Over the last several years, workers and firms have both come to place an increased premium on internal hiring and mobility. While it remains rare for workers to spend their entire career within the same organization, workers would prefer to advance their careers with their current employer, as internal moves are less risky, provide stability, and allow workers to take on more new responsibilities than other firms are willing to provide.
Organizations have come to realize that internal hires are both less expensive and more effective than external hires. As a result, nearly half of all open jobs are now filled internally, and that percentage is even higher as one moves closer to the C-suite.
In a recent study, I set out to better understand how jobs are filled internally. It turns out that the vast majority of internal hires are made through posting or slotting. Posting is a formal, market-oriented process in which a hiring manager posts an open job to an internal job board and invites interested internal candidates to apply.
Over 95% of companies now post at least some jobs internally and many encourage managers to post open jobs, but very few require it, as there are no laws mandating that open jobs are posted internally.
Managers therefore also have the option of filling open jobs through slotting, a relationship-oriented process in which a manager fills an open job with their preferred candidate absent open competition. Posting and slotting operate side-by-side as viable ways for hiring managers to fill jobs within most organizations.
It also turns out that managers who fill jobs through posting make much better hiring decisions than managers who fill jobs through slotting. An analysis of more than 8,000 hires made over a six-year period in a large healthcare organization revealed that posted internal hires outperformed slotted internal hires on multiple dimensions. They received higher overall performance ratings, were more likely to be considered top performers, less likely to be considered bottom performers, more likely to be promoted, and less likely to exit the organization.
So why does posting lead to better hiring decisions? It does so by improving a managers’ ability to identify and evaluate potential candidates. Even the most well-connected hiring manager cannot be expected to know about every potential candidate for an open job. By enabling employees located outside a manager’s personal network to express their interest in and present their qualifications for an open job, posting reduces the likelihood that the hiring manager will fail to identify an exceptional internal candidate.
Posting is also particularly effective in helping managers overcome two common problems associated with evaluating candidates. First, managers often overlook or fail to seek out information that could improve their evaluation of job candidates. Posting a job requires a manager to create a formal job description, which establishes a set of criteria against which to evaluate candidates. Managers who use slotting, in contrast, are able to mold the job requirements around their preferred candidate. Managers who post jobs are therefore more likely to recognize and seek out information that will allow them to evaluate whether a candidate actually possesses the knowledge, skills, and abilities to succeed in the job.

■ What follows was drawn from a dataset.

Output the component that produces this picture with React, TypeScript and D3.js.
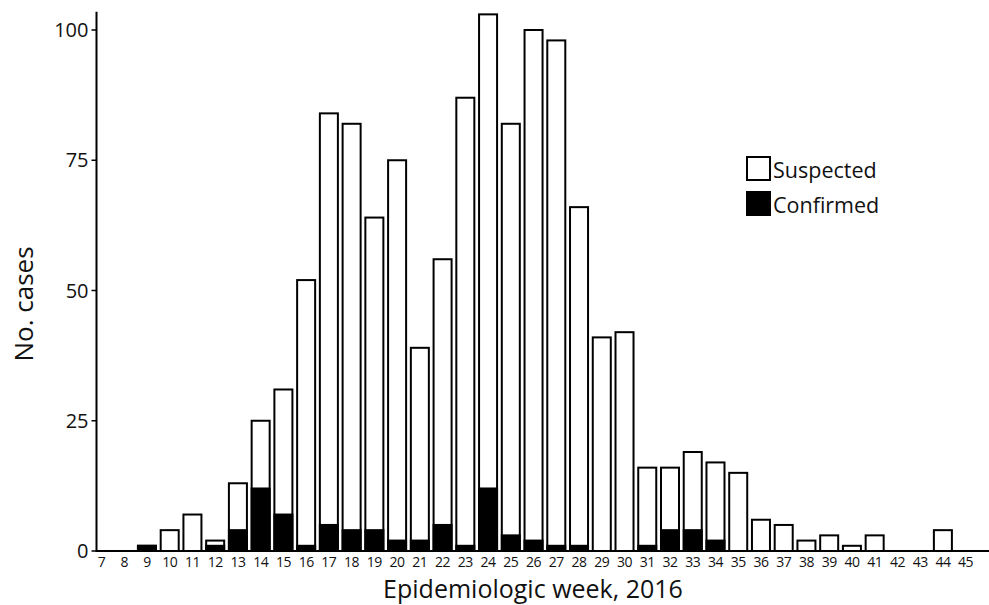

Second, hiring managers are notorious for allowing information that is irrelevant to the candidate’s ability to do the job to influence their evaluation. For example, hiring decisions are often influenced by the extent to which a candidate shares a common set of interests or experiences with the hiring manager that has little if any relevance to the job itself. By requiring managers to post relevant criteria and explain to rejected internal candidates why they were not selected, posting embeds a level of accountability into the evaluation process that reduces the likelihood that this information will influence the hiring decision.
Posting also leads to higher salaries for workers by shaping the dynamics around salary negotiations. A worker who is slotted into a job is unlikely to risk harming a relationship that just led to a promotion by asking for a higher salary. In contrast, a candidate who competed for and beat out other candidates for a job is likely to feel emboldened to ask for more money. Moreover, should they ask, the hiring manager has more leverage to advocate for a higher offer on their behalf, as they can credibly assert that this is the most qualified candidate for the job.
From a practical perspective, these results suggest that workers and firms would be better off if more jobs were posted. Workers would receive higher salaries, and because the costs of replacing an employee alone run anywhere between 20 and 200 percent of an employee’s annual salary, the combined performance and retention benefits associated with better internal hires is likely to far exceed the higher salary costs.
However, it is important to note that I studied an organization that has separate systems to facilitate posting and slotting. For this reason, there were few instances where a manager posted a job while already knowing who they were going to hire – what is commonly referred to as a “wired” search.
While this study suggests that posting is beneficial, managers will not make better decisions simply because the job appears on an internal job board. For posting to work its magic, managers must be willing to fully consider the expanded pool of candidates, to evaluate them against a set of established criteria, and to explain to unsuccessful candidates why they were not selected.
JR Keller. “Posting and Slotting: How Hiring Processes Shape the Quality of Hire and Compensation in Internal Labor Markets.” Administrative Science Quarterly, 2018.